▸ **Material**:
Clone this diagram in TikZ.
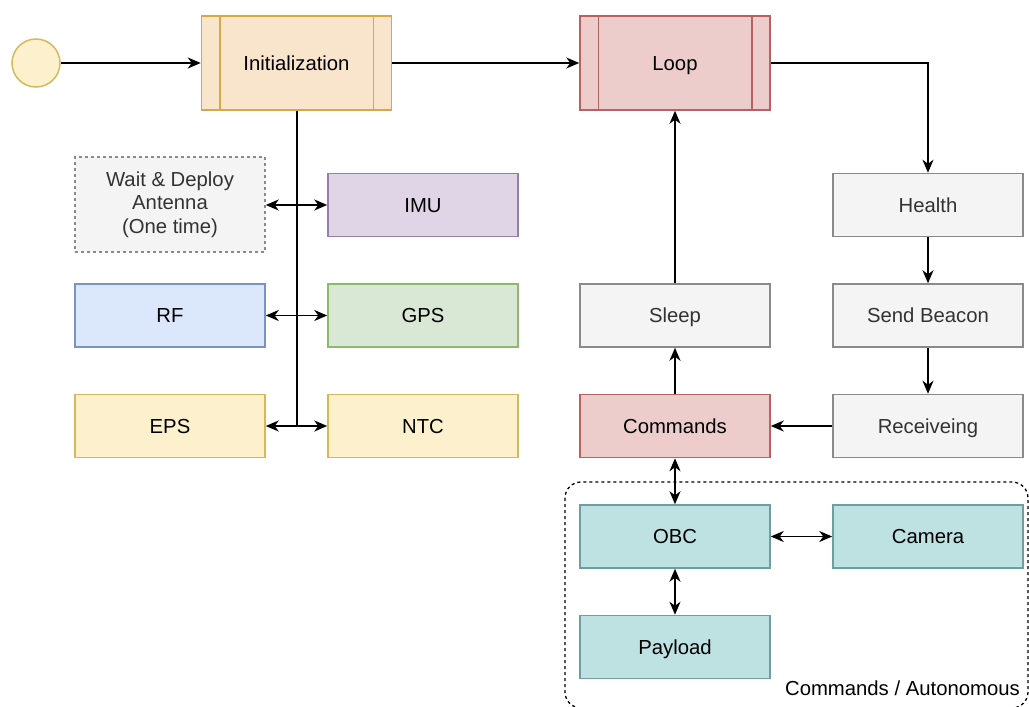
\documentclass[tikz,border=0pt]{standalone}
\usepackage{fontspec}
\setmainfont{Liberation Sans}
\usetikzlibrary{arrows.meta}
\definecolor{orF}{HTML}{F9E4CC}\definecolor{orD}{HTML}{D5A84B}
\definecolor{rdF}{HTML}{EDCDCC}\definecolor{rdD}{HTML}{B7625E}
\definecolor{ylF}{HTML}{FCF1CC}\definecolor{ylD}{HTML}{D6B85C}
\definecolor{gyF}{HTML}{F4F4F4}\definecolor{gyD}{HTML}{8A8A8A}
\definecolor{puF}{HTML}{E0D5E7}\definecolor{puD}{HTML}{9A7DB0}
\definecolor{blF}{HTML}{DBE7FB}\definecolor{blD}{HTML}{7893C4}
\definecolor{gnF}{HTML}{D9E7D5}\definecolor{gnD}{HTML}{8FB86F}
\definecolor{tlF}{HTML}{BEE1E2}\definecolor{tlD}{HTML}{6E9EA0}
\definecolor{txG}{HTML}{333333}
\tikzset{
  box/.style={draw, line width=1.5pt, minimum width=190pt, minimum height=63pt, inner sep=0pt,
    font=\fontsize{20.3}{23.5}\selectfont, text height=18.6pt, text depth=4pt},
  procbox/.style={box, minimum height=94pt},
  gray/.style={box, fill=gyF, draw=gyD, text=txG},
  conn/.style={line width=1.5pt, -{Stealth[length=13pt,width=11pt,inset=4pt]}},
  dconn/.style={line width=1.5pt, {Stealth[length=13pt,width=11pt,inset=4pt]}-{Stealth[length=13pt,width=11pt,inset=4pt]}},
}
\begin{document}
\begin{tikzpicture}[x=1pt,y=-1pt]
\useasboundingbox (0,0) rectangle (1029,707);
% group
\draw[dashed, line width=1.3pt, rounded corners=16pt] (565,482) rectangle (1028,708);
\node[anchor=base east, font=\fontsize{20.3}{23.5}\selectfont, inner sep=0pt] (grp) at (1020,695) {Commands / Autonomous};
% start
\node[circle, draw=ylD, fill=ylF, line width=1.5pt, minimum size=48pt, inner sep=0pt] (start) at (36,63) {};
% process boxes
\node[procbox, fill=orF, draw=orD] (init) at (296.5,63) {Initialization};
\draw[orD, line width=1.5pt] ([xshift=19pt]init.north west) -- ([xshift=19pt]init.south west)
  ([xshift=-19pt]init.north east) -- ([xshift=-19pt]init.south east);
\node[procbox, fill=rdF, draw=rdD] (loop) at (675,63) {Loop};
\draw[rdD, line width=1.5pt] ([xshift=19pt]loop.north west) -- ([xshift=19pt]loop.south west)
  ([xshift=-19pt]loop.north east) -- ([xshift=-19pt]loop.south east);
% left subsystems
\node[gray, dashed, minimum height=95pt, align=center, text height=, text depth=] (wait) at (170,204.5) {Wait \& Deploy\\Antenna\\(One time)};
\node[box, fill=puF, draw=puD] (imu) at (423,205) {IMU};
\node[box, fill=blF, draw=blD] (rf) at (170,315.5) {RF};
\node[box, fill=gnF, draw=gnD] (gps) at (423,315.5) {GPS};
\node[box, fill=ylF, draw=ylD] (eps) at (170,426) {EPS};
\node[box, fill=ylF, draw=ylD] (ntc) at (423,426) {NTC};
% right side
\node[gray] (health) at (928,205) {Health};
\node[gray] (beacon) at (928,315.5) {Send Beacon};
\node[gray] (recv) at (928,426) {Receiveing};
\node[gray] (sleep) at (675,315.5) {Sleep};
\node[box, fill=rdF, draw=rdD] (cmd) at (675,426) {Commands};
\node[box, fill=tlF, draw=tlD] (obc) at (675,536.5) {OBC};
\node[box, fill=tlF, draw=tlD] (cam) at (928,536.5) {Camera};
\node[box, fill=tlF, draw=tlD] (pay) at (675,647) {Payload};
% connectors
\coordinate (trunkend) at (297,426);
\draw[line width=1.5pt] (init.south -| trunkend) -- (trunkend);
\draw[conn] (start) -- (init);
\draw[conn] (init) -- (loop);
\draw[conn] (loop.east) -| (health.north);
\draw[conn] (health) -- (beacon);
\draw[conn] (beacon) -- (recv);
\draw[conn] (recv) -- (cmd);
\draw[conn] (cmd) -- (sleep);
\draw[conn] (sleep) -- (loop);
\draw[dconn] (cmd) -- (obc);
\draw[dconn] (obc) -- (pay);
\draw[dconn] (obc) -- (cam);
\draw[dconn] (wait.east |- imu.west) -- (imu.west);
\draw[dconn] (rf) -- (gps);
\draw[dconn] (eps) -- (ntc);
\end{tikzpicture}
\end{document}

▸ **Goal of the exercise**:
Restate the entire listing word for word, excluding pictures.

▸ **The solution**:
Clone this diagram in TikZ.
\documentclass[tikz,border=0pt]{standalone}
\usepackage{fontspec}
\setmainfont{Liberation Sans}
\usetikzlibrary{arrows.meta}
\definecolor{orF}{HTML}{F9E4CC}\definecolor{orD}{HTML}{D5A84B}
\definecolor{rdF}{HTML}{EDCDCC}\definecolor{rdD}{HTML}{B7625E}
\definecolor{ylF}{HTML}{FCF1CC}\definecolor{ylD}{HTML}{D6B85C}
\definecolor{gyF}{HTML}{F4F4F4}\definecolor{gyD}{HTML}{8A8A8A}
\definecolor{puF}{HTML}{E0D5E7}\definecolor{puD}{HTML}{9A7DB0}
\definecolor{blF}{HTML}{DBE7FB}\definecolor{blD}{HTML}{7893C4}
\definecolor{gnF}{HTML}{D9E7D5}\definecolor{gnD}{HTML}{8FB86F}
\definecolor{tlF}{HTML}{BEE1E2}\definecolor{tlD}{HTML}{6E9EA0}
\definecolor{txG}{HTML}{333333}
\tikzset{
  box/.style={draw, line width=1.5pt, minimum width=190pt, minimum height=63pt, inner sep=0pt,
    font=\fontsize{20.3}{23.5}\selectfont, text height=18.6pt, text depth=4pt},
  procbox/.style={box, minimum height=94pt},
  gray/.style={box, fill=gyF, draw=gyD, text=txG},
  conn/.style={line width=1.5pt, -{Stealth[length=13pt,width=11pt,inset=4pt]}},
  dconn/.style={line width=1.5pt, {Stealth[length=13pt,width=11pt,inset=4pt]}-{Stealth[length=13pt,width=11pt,inset=4pt]}},
}
\begin{document}
\begin{tikzpicture}[x=1pt,y=-1pt]
\useasboundingbox (0,0) rectangle (1029,707);
% group
\draw[dashed, line width=1.3pt, rounded corners=16pt] (565,482) rectangle (1028,708);
\node[anchor=base east, font=\fontsize{20.3}{23.5}\selectfont, inner sep=0pt] (grp) at (1020,695) {Commands / Autonomous};
% start
\node[circle, draw=ylD, fill=ylF, line width=1.5pt, minimum size=48pt, inner sep=0pt] (start) at (36,63) {};
% process boxes
\node[procbox, fill=orF, draw=orD] (init) at (296.5,63) {Initialization};
\draw[orD, line width=1.5pt] ([xshift=19pt]init.north west) -- ([xshift=19pt]init.south west)
  ([xshift=-19pt]init.north east) -- ([xshift=-19pt]init.south east);
\node[procbox, fill=rdF, draw=rdD] (loop) at (675,63) {Loop};
\draw[rdD, line width=1.5pt] ([xshift=19pt]loop.north west) -- ([xshift=19pt]loop.south west)
  ([xshift=-19pt]loop.north east) -- ([xshift=-19pt]loop.south east);
% left subsystems
\node[gray, dashed, minimum height=95pt, align=center, text height=, text depth=] (wait) at (170,204.5) {Wait \& Deploy\\Antenna\\(One time)};
\node[box, fill=puF, draw=puD] (imu) at (423,205) {IMU};
\node[box, fill=blF, draw=blD] (rf) at (170,315.5) {RF};
\node[box, fill=gnF, draw=gnD] (gps) at (423,315.5) {GPS};
\node[box, fill=ylF, draw=ylD] (eps) at (170,426) {EPS};
\node[box, fill=ylF, draw=ylD] (ntc) at (423,426) {NTC};
% right side
\node[gray] (health) at (928,205) {Health};
\node[gray] (beacon) at (928,315.5) {Send Beacon};
\node[gray] (recv) at (928,426) {Receiveing};
\node[gray] (sleep) at (675,315.5) {Sleep};
\node[box, fill=rdF, draw=rdD] (cmd) at (675,426) {Commands};
\node[box, fill=tlF, draw=tlD] (obc) at (675,536.5) {OBC};
\node[box, fill=tlF, draw=tlD] (cam) at (928,536.5) {Camera};
\node[box, fill=tlF, draw=tlD] (pay) at (675,647) {Payload};
% connectors
\coordinate (trunkend) at (297,426);
\draw[line width=1.5pt] (init.south -| trunkend) -- (trunkend);
\draw[conn] (start) -- (init);
\draw[conn] (init) -- (loop);
\draw[conn] (loop.east) -| (health.north);
\draw[conn] (health) -- (beacon);
\draw[conn] (beacon) -- (recv);
\draw[conn] (recv) -- (cmd);
\draw[conn] (cmd) -- (sleep);
\draw[conn] (sleep) -- (loop);
\draw[dconn] (cmd) -- (obc);
\draw[dconn] (obc) -- (pay);
\draw[dconn] (obc) -- (cam);
\draw[dconn] (wait.east |- imu.west) -- (imu.west);
\draw[dconn] (rf) -- (gps);
\draw[dconn] (eps) -- (ntc);
\end{tikzpicture}
\end{document}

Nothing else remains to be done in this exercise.